Il y a quelques années, le journalisme en Haïti était déjà confronté à des défis titanesques : manque de ressources, faible rémunération, pressions politiques, entre autres. Aujourd’hui, une autre menace, plus dangereuse et plus immédiate, pèse sur la profession. Les journalistes sont désormais les nouvelles cibles de bandes armées. Une situation qui soulève une question cruciale : jusqu’où ira l’impunité dans ce pays en crise ?
Des chefs de gangs notoires comme Jimmy Cherizier, alias « Barbecue », et Vitelhomme Innocent, n’ont pas hésité à exprimer leur intention de kidnapper des journalistes. Dans une émission en direct sur TikTok, ils ont ouvertement menacé de s’en prendre aux professionnels de la presse pour leur couverture des activités criminelles qui ravagent le pays. Leurs déclarations jettent une ombre encore plus lourde sur une profession déjà fragilisée par l’instabilité politique et l’insécurité galopante.
Ce qui choque dans cette affaire, ce n’est pas seulement l’audace de ces criminels, mais le fait qu’ils rendent les journalistes en partie responsables des maux du pays. Ces hommes, qui baignent dans l’insécurité et la violence, estiment que ceux qui animent les grands débats publics ou relaient les informations sur la violence armée jouissent d’une trop grande liberté d’expression. Cette perception déformée du rôle des journalistes, combinée à la haine qu’ils nourrissent à l’égard de ceux qui dénoncent leurs crimes, crée un climat insupportable pour ces professionnels de l’information.
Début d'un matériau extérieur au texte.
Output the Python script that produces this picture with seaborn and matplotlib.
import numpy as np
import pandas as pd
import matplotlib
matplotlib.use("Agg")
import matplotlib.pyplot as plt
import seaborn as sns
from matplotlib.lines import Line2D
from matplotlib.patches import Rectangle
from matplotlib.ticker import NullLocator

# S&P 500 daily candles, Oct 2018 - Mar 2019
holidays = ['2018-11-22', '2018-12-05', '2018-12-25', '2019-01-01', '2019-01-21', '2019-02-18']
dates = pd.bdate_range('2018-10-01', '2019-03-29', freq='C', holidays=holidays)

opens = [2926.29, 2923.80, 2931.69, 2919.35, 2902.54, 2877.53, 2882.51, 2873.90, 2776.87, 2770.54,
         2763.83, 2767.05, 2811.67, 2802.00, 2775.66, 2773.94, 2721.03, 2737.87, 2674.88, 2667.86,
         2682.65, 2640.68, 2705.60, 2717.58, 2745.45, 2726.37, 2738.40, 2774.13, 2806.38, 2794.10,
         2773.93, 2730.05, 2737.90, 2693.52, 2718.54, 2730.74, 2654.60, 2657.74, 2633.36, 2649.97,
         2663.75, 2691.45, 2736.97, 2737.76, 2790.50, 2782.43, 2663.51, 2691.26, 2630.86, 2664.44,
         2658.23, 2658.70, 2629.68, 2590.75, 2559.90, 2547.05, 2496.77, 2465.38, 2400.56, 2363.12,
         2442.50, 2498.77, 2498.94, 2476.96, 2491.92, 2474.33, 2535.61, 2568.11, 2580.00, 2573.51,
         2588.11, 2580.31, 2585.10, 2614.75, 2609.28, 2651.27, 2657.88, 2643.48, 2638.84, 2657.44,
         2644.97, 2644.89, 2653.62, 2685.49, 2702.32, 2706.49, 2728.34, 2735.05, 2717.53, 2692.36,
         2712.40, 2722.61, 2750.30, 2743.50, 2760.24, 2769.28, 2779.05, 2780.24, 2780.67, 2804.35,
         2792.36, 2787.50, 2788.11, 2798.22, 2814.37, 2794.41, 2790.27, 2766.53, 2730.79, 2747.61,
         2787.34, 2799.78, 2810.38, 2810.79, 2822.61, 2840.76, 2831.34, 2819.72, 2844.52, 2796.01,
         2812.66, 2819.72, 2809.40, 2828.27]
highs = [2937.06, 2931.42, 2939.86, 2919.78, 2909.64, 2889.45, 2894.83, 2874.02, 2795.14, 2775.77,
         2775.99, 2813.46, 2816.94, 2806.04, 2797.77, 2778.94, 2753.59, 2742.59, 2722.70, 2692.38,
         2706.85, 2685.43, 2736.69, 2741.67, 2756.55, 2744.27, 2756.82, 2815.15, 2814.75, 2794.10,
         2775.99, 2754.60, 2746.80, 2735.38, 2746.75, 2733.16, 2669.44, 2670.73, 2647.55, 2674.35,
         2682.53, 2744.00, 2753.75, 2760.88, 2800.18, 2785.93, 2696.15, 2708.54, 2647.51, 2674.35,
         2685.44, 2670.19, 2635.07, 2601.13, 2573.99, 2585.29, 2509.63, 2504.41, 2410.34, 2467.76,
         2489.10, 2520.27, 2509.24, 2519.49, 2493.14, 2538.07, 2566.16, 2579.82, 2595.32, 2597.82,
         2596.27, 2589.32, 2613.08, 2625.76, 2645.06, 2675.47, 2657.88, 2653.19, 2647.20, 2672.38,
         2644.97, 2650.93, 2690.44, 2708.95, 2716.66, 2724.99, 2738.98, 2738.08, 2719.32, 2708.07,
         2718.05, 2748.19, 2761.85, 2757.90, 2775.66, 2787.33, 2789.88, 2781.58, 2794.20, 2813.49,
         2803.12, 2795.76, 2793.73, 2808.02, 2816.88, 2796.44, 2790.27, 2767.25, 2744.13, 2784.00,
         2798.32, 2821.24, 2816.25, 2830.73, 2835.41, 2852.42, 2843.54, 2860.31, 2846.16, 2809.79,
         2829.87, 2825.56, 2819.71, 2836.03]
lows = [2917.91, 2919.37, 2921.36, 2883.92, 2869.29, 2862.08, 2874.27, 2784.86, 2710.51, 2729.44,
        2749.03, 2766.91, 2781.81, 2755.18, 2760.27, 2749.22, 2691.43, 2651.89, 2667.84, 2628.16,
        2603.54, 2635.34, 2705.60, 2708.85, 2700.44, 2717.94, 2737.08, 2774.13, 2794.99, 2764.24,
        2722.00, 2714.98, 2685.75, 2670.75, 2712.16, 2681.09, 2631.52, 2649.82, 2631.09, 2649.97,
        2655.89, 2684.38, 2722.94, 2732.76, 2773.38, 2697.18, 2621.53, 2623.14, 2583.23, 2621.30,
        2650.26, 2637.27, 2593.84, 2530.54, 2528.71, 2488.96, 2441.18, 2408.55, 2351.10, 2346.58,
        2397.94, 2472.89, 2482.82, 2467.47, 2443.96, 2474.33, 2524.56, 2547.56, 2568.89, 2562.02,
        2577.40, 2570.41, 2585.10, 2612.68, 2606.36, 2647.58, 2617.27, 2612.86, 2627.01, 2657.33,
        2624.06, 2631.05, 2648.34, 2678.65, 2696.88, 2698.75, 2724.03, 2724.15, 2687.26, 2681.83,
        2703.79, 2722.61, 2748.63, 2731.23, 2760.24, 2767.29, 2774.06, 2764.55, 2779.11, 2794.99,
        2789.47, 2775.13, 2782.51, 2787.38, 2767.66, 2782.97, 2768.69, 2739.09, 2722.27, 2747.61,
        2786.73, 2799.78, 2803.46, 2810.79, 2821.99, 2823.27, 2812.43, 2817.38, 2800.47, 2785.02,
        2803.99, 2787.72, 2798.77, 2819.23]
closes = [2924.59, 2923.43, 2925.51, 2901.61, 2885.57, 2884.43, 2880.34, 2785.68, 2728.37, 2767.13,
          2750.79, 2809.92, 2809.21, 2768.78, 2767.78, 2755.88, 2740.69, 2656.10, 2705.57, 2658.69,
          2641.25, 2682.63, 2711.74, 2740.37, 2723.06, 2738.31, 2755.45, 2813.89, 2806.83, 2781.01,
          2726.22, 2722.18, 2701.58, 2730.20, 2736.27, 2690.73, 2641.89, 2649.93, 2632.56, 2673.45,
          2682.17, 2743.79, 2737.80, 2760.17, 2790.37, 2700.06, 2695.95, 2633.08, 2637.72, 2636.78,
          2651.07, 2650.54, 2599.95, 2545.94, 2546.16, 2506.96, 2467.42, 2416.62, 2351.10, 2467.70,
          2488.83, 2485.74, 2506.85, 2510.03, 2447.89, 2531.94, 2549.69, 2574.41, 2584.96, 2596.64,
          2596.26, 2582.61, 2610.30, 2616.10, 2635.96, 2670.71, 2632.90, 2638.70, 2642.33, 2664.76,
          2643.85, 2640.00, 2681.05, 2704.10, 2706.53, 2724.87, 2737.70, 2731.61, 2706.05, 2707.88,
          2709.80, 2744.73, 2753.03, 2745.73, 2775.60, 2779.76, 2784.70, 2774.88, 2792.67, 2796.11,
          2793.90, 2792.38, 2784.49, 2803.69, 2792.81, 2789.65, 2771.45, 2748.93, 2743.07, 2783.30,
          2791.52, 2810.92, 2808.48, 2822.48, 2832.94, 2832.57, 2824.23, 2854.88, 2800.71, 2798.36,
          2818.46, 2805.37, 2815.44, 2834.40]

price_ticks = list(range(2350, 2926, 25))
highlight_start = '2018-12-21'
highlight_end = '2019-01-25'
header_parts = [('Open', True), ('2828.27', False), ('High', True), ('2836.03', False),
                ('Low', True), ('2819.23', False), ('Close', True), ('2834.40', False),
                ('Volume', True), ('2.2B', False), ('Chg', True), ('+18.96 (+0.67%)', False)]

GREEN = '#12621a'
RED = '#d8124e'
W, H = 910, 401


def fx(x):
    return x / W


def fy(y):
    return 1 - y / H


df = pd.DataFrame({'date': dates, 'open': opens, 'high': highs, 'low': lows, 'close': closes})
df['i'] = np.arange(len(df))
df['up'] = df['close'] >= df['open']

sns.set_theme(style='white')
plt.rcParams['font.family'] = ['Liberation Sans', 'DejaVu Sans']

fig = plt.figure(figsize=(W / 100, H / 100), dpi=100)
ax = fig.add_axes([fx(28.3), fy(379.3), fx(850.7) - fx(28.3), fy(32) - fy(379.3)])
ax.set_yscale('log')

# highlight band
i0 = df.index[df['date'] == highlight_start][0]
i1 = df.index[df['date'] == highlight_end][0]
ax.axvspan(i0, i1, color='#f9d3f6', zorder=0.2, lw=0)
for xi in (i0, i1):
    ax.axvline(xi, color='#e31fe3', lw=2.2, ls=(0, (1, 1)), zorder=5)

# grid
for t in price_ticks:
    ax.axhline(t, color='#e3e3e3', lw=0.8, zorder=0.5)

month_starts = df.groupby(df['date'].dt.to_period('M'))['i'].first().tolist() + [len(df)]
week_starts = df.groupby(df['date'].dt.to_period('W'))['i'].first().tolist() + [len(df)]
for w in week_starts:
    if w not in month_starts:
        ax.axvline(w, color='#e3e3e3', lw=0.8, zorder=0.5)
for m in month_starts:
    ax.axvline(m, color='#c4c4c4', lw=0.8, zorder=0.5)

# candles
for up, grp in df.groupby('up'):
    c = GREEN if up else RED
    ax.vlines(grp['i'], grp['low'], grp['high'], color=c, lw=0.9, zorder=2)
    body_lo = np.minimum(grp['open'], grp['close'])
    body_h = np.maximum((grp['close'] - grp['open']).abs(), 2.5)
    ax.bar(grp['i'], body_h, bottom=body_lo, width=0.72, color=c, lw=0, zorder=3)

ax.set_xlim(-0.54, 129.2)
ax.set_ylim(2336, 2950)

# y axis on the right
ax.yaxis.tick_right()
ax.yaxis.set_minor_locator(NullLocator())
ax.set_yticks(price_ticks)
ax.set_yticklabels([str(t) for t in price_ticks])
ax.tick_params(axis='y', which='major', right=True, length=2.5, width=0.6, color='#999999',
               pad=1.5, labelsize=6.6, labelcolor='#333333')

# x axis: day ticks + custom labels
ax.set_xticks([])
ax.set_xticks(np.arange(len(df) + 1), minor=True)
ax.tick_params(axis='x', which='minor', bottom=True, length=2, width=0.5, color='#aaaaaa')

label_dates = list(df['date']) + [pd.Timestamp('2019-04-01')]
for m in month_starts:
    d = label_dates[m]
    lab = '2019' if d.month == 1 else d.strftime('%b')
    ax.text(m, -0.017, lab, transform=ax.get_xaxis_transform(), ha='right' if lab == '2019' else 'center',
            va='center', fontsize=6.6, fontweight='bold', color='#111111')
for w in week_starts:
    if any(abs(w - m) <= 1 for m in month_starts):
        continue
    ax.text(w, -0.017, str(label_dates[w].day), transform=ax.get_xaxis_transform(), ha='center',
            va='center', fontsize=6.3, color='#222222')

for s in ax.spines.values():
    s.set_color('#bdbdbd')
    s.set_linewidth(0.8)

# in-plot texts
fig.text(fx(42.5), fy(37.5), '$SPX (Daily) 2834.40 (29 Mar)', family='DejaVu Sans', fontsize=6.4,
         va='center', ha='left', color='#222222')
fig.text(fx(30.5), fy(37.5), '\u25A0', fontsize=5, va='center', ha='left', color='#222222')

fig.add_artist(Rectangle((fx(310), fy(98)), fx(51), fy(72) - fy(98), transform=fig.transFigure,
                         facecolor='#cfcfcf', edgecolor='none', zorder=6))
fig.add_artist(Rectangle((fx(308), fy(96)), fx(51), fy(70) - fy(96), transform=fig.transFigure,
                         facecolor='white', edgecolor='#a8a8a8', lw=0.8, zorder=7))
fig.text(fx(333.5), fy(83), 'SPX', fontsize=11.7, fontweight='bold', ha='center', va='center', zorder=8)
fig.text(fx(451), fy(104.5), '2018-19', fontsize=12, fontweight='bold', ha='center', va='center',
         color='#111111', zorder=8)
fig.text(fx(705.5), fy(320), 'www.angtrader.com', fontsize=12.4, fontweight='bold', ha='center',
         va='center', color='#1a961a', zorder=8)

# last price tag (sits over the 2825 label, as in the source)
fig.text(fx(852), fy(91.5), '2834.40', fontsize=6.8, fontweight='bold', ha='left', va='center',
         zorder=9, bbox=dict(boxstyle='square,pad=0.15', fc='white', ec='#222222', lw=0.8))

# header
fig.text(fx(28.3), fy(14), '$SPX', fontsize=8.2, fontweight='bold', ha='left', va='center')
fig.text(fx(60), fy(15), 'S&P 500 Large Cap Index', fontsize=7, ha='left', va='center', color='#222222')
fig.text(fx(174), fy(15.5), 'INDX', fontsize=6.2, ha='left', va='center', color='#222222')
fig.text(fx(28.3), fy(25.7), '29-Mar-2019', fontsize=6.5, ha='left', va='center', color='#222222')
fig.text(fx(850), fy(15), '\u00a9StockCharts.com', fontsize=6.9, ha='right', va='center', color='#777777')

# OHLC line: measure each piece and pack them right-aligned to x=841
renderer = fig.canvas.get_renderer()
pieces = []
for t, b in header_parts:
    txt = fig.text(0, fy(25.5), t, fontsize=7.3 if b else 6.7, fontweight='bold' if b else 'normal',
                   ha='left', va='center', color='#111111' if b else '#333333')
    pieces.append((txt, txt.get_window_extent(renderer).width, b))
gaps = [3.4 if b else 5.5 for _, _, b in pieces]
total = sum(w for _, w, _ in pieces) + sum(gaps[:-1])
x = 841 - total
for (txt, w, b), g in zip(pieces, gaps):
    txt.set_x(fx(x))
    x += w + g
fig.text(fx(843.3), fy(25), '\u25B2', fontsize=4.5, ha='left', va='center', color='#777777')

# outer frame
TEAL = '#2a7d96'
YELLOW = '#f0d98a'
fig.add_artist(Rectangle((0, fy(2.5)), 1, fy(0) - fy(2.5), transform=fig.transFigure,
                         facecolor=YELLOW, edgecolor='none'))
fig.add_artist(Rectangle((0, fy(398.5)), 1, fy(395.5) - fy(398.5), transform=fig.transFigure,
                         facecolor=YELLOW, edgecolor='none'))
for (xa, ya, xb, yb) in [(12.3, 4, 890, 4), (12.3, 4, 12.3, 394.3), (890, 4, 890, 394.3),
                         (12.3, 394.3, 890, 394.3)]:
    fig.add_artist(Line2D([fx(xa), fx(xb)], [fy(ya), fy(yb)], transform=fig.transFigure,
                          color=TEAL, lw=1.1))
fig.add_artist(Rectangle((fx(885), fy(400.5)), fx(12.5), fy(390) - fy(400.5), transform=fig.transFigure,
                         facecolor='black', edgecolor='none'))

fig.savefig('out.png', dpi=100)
Les menaces proférées à l’encontre de figures emblématiques de la presse, comme Johnny Ferdinand, Guerrier Dieuseul, Luckner Désiré ou Esaü César, montrent à quel point la situation est critique. Ces noms circulent dans les milieux criminels comme des cibles potentielles, des hommes à abattre pour leur engagement en faveur de la vérité et de la transparence.
Face à cette escalade, il est légitime de se demander : où est l’État ? Où est la justice ? Le silence et l’inaction des autorités semblent donner carte blanche à ces criminels pour agir en toute impunité. Alors que la société haïtienne s’enfonce de plus en plus dans le chaos, les journalistes continuent de jouer un rôle indispensable en tant que porte-parole de ceux qui n’ont pas accès à la parole publique.
La presse, en Haïti comme ailleurs, est un pilier fondamental de la démocratie. Tenter de la museler, c’est priver la population de son droit à l’information et à la vérité. L’intimidation des bandes armées ne doit pas faire taire ceux qui, malgré les risques, choisissent de tenir leur micro et leur plume pour éclairer la société.
Il est urgent que les autorités prennent des mesures fermes pour protéger ces professionnels et mettre fin à ce climat de terreur. L’Etat ne peut rester un spectateur passif alors que la liberté de la presse – et par extension la liberté individuelle – est prise en otage par les forces du mal.
Les journalistes ne sont pas les ennemis du pays, mais les sentinelles de la vérité, les gardiens de la conscience collective. Affaiblir ou menacer la presse, c’est condamner une société à l’ignorance et à l’oppression. Nous ne devons jamais l’oublier.